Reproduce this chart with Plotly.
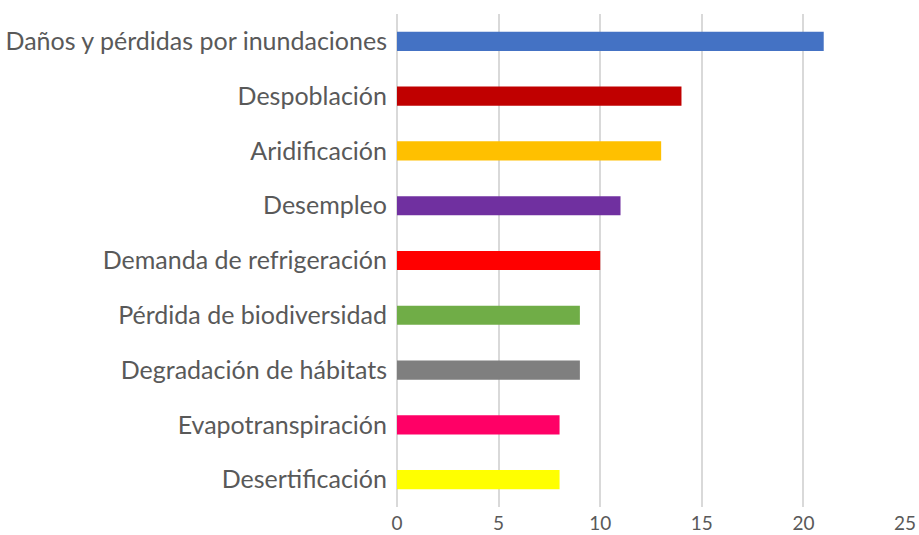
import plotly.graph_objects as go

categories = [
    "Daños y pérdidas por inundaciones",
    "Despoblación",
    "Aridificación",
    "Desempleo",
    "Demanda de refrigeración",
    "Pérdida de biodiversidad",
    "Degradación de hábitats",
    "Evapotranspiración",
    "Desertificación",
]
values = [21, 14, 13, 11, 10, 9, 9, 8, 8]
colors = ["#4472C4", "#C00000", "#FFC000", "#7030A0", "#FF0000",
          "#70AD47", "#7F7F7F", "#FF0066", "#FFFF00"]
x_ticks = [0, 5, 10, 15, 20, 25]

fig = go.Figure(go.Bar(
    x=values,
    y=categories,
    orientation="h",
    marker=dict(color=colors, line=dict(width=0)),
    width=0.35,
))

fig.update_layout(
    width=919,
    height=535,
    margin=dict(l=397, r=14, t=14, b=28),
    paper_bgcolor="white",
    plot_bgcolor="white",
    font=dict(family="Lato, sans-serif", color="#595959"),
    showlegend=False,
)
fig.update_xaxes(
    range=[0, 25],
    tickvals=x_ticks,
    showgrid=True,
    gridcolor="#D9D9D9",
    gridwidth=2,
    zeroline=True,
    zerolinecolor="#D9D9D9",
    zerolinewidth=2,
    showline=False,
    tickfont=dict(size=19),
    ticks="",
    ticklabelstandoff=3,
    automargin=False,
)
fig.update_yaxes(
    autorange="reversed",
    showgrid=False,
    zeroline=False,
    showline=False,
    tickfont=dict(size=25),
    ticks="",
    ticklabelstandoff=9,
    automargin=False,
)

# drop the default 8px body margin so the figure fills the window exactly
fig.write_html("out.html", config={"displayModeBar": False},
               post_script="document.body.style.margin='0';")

┄┄┄┄┄┄

■ The exercise:
Without the images, write out each line of the data verbatim.

■ Answer below:
Reproduce this chart with Plotly.
import plotly.graph_objects as go

categories = [
    "Daños y pérdidas por inundaciones",
    "Despoblación",
    "Aridificación",
    "Desempleo",
    "Demanda de refrigeración",
    "Pérdida de biodiversidad",
    "Degradación de hábitats",
    "Evapotranspiración",
    "Desertificación",
]
values = [21, 14, 13, 11, 10, 9, 9, 8, 8]
colors = ["#4472C4", "#C00000", "#FFC000", "#7030A0", "#FF0000",
          "#70AD47", "#7F7F7F", "#FF0066", "#FFFF00"]
x_ticks = [0, 5, 10, 15, 20, 25]

fig = go.Figure(go.Bar(
    x=values,
    y=categories,
    orientation="h",
    marker=dict(color=colors, line=dict(width=0)),
    width=0.35,
))

fig.update_layout(
    width=919,
    height=535,
    margin=dict(l=397, r=14, t=14, b=28),
    paper_bgcolor="white",
    plot_bgcolor="white",
    font=dict(family="Lato, sans-serif", color="#595959"),
    showlegend=False,
)
fig.update_xaxes(
    range=[0, 25],
    tickvals=x_ticks,
    showgrid=True,
    gridcolor="#D9D9D9",
    gridwidth=2,
    zeroline=True,
    zerolinecolor="#D9D9D9",
    zerolinewidth=2,
    showline=False,
    tickfont=dict(size=19),
    ticks="",
    ticklabelstandoff=3,
    automargin=False,
)
fig.update_yaxes(
    autorange="reversed",
    showgrid=False,
    zeroline=False,
    showline=False,
    tickfont=dict(size=25),
    ticks="",
    ticklabelstandoff=9,
    automargin=False,
)

# drop the default 8px body margin so the figure fills the window exactly
fig.write_html("out.html", config={"displayModeBar": False},
               post_script="document.body.style.margin='0';")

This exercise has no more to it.